Additionally, the conspirators withdrew at least $320,000 in cash. Lugo publicized the misuse of the SBA funds in a Facebook video featuring a hotel room littered with $100 bills and at least $5,000 in merchandise from Louis Vuitton.
The Coronavirus Aid, Relief, and Economic Security (“CARES”) Act is a federal law enacted March 2020. It is designed to provide emergency financial assistance to millions of Americans who are suffering the economic effects resulting from the COVID-19 pandemic.
One source of relief provided by the CARES Act is the authorization of up to $349 billion in forgivable loans to small businesses for job retention and certain other expenses through the PPP. In April 2020, Congress authorized over $300 billion in additional PPP funding.

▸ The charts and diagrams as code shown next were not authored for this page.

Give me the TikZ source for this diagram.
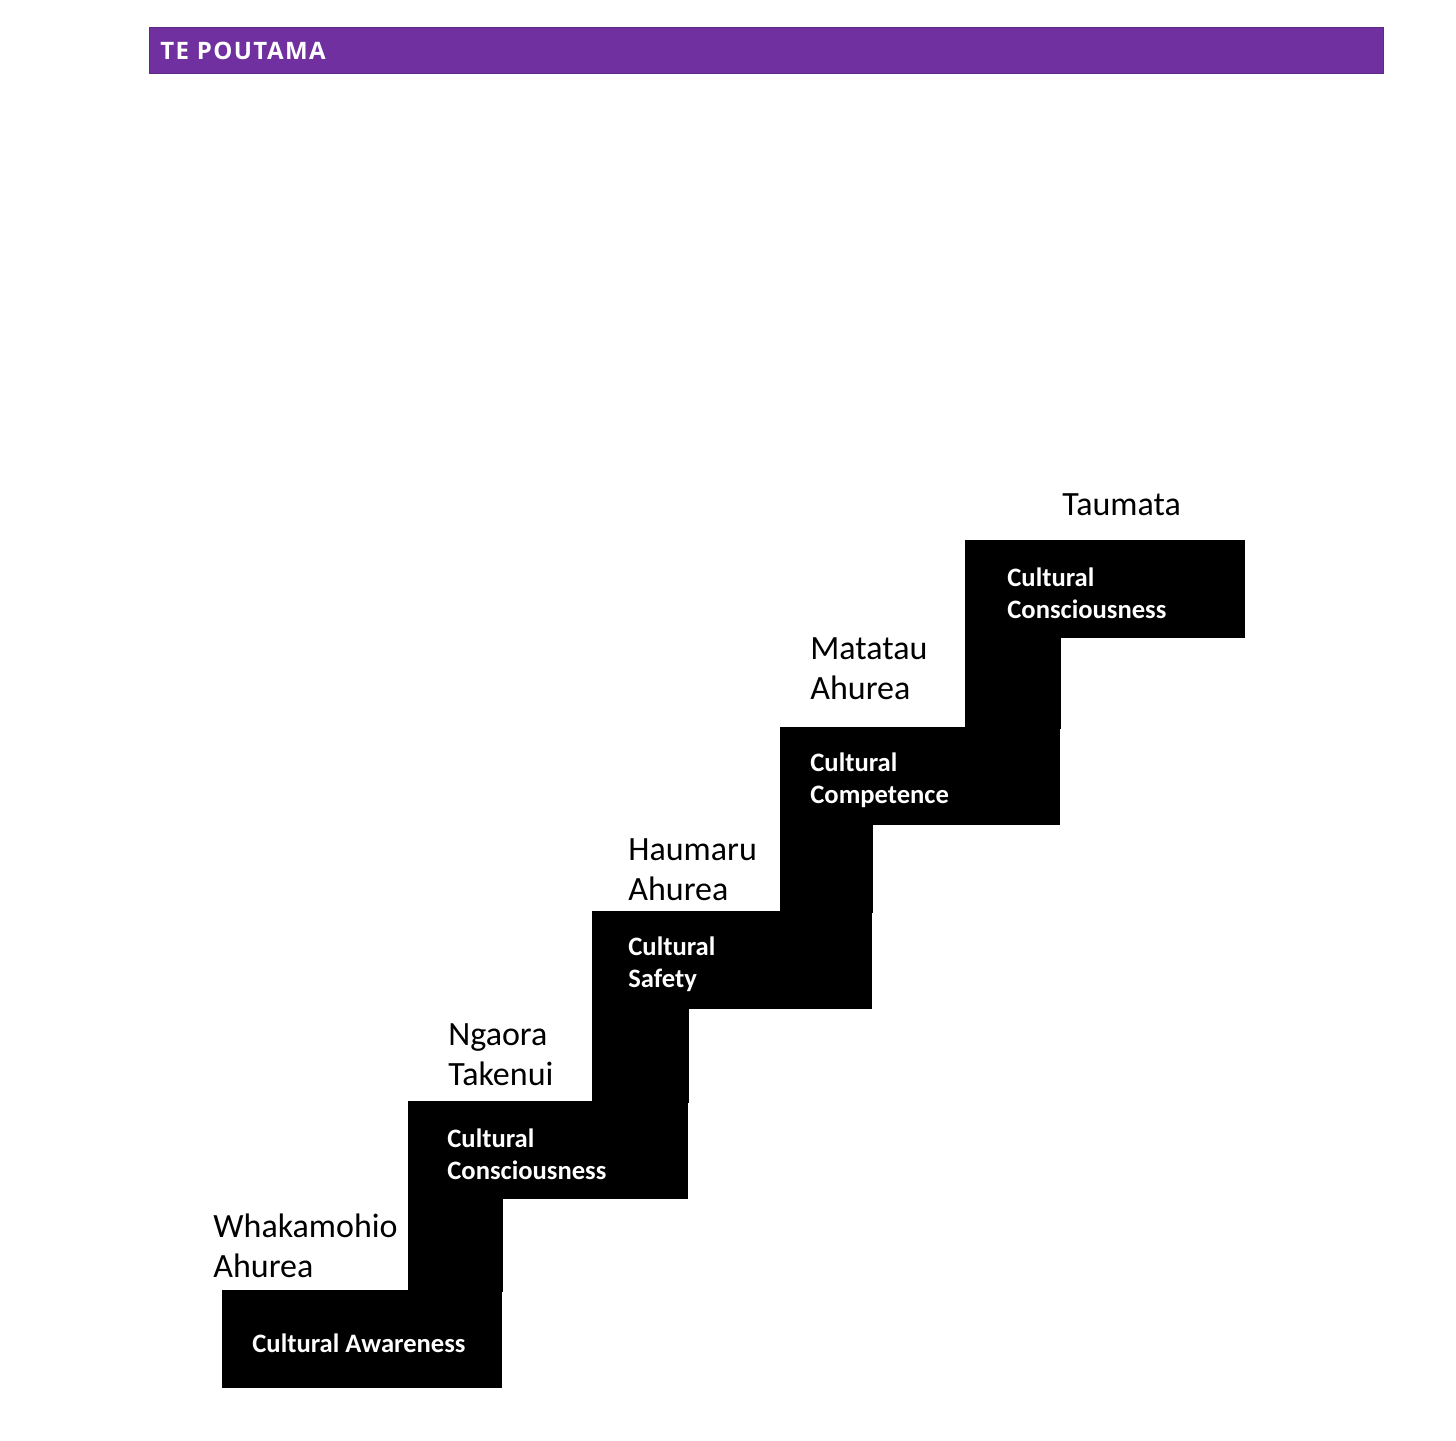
\documentclass[tikz,border=0pt]{standalone}
\usepackage{fontspec}
\setmainfont{Carlito}
\newfontfamily\headfont[LetterSpace=6]{Open Sans}
\usepackage{tikz}
\usetikzlibrary{positioning,calc}
\usepackage{xcolor}
\definecolor{poutama}{HTML}{7030A0}

\begin{document}
\begin{tikzpicture}[x=0.5pt, y=-0.5pt,
    tread/.style={rectangle, fill=black, inner sep=0pt, minimum width=140pt, minimum height=49pt, anchor=north west},
    riser/.style={fill=black},
    treadtext/.style={anchor=west, text=white, align=left, inner sep=0pt, yshift=-2pt, font=\fontsize{13.3}{16}\selectfont\bfseries},
    level/.style={anchor=base west, align=left, inner sep=0pt, font=\fontsize{17}{20}\selectfont}]
    \useasboundingbox (0,0) rectangle (1456,1440);

    % header bar
    \node[rectangle, fill=poutama, draw=poutama!85!black, anchor=north west, minimum width=617pt, minimum height=23pt, inner sep=0pt] (bar) at (149,27) {};
    \node[anchor=west, text=white, font=\headfont\fontsize{12}{14}\selectfont\bfseries, inner sep=0pt] (title) at (160,51) {TE POUTAMA};

    % treads
    \node[tread] (t1) at (222,1290) {};
    \node[tread] (t2) at (408,1101) {};
    \node[tread] (t3) at (592,911) {};
    \node[tread] (t4) at (780,727) {};
    \node[tread] (t5) at (965,540) {};

    % risers (a little overlap so no seams show)
    \fill[riser] ($(t2.south west)+(0,-2)$) rectangle ($(t1.north east)+(0,2)$);
    \fill[riser] ($(t3.south west)+(0,-2)$) rectangle ($(t2.north east)+(0,2)$);
    \fill[riser] ($(t4.south west)+(0,-2)$) rectangle ($(t3.north east)+(0,2)$);
    \fill[riser] ($(t5.south west)+(0,-2)$) rectangle ($(t4.north east)+(0,2)$);

    % tread texts
    \node[treadtext, right=15pt of t1.west] (awareness) {Cultural Awareness};
    \node[treadtext, right=19.5pt of t2.west] (consciousness1) {Cultural\\Consciousness};
    \node[treadtext, right=18pt of t3.west] (safety) {Cultural\\Safety};
    \node[treadtext, right=15pt of t4.west] (competence) {Cultural\\Competence};
    \node[treadtext, right=21pt of t5.west] (consciousness2) {Cultural\\Consciousness};

    % level names
    \node[level] (whakamohio) at (213,1277) {Whakamohio\\Ahurea};
    \node[level] (ngaora) at (448,1085) {Ngaora\\Takenui};
    \node[level] (haumaru) at (628,900) {Haumaru\\Ahurea};
    \node[level] (matatau) at (810,699) {Matatau\\Ahurea};
    \node[level] (taumata) at (1062,515) {Taumata};
\end{tikzpicture}
\end{document}
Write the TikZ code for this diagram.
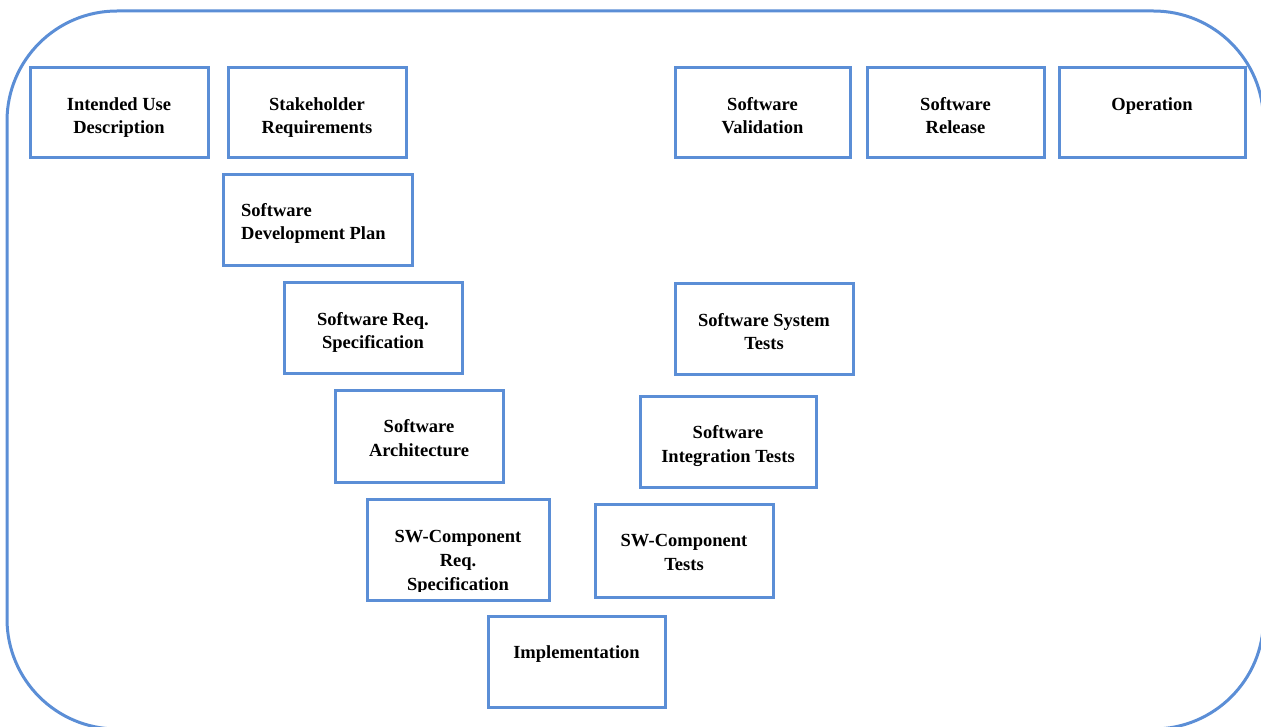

In response to COVID-19, small business owners, including agricultural businesses, and nonprofit organizations in all U.S. states, Washington D.C., and territories were also authorized to apply for loans and grants through the COVID-19 EIDL program.
A complaint is merely a formal charge that a defendant has committed one or more violations of federal criminal law, and every defendant is presumed innocent unless, and until, proven guilty.
This case was investigated by the Federal Bureau of Investigation and the Internal Revenue Service – Criminal Investigation, Tampa Field Office. It will be prosecuted by Assistant United States Attorney Kristen A. Fiore.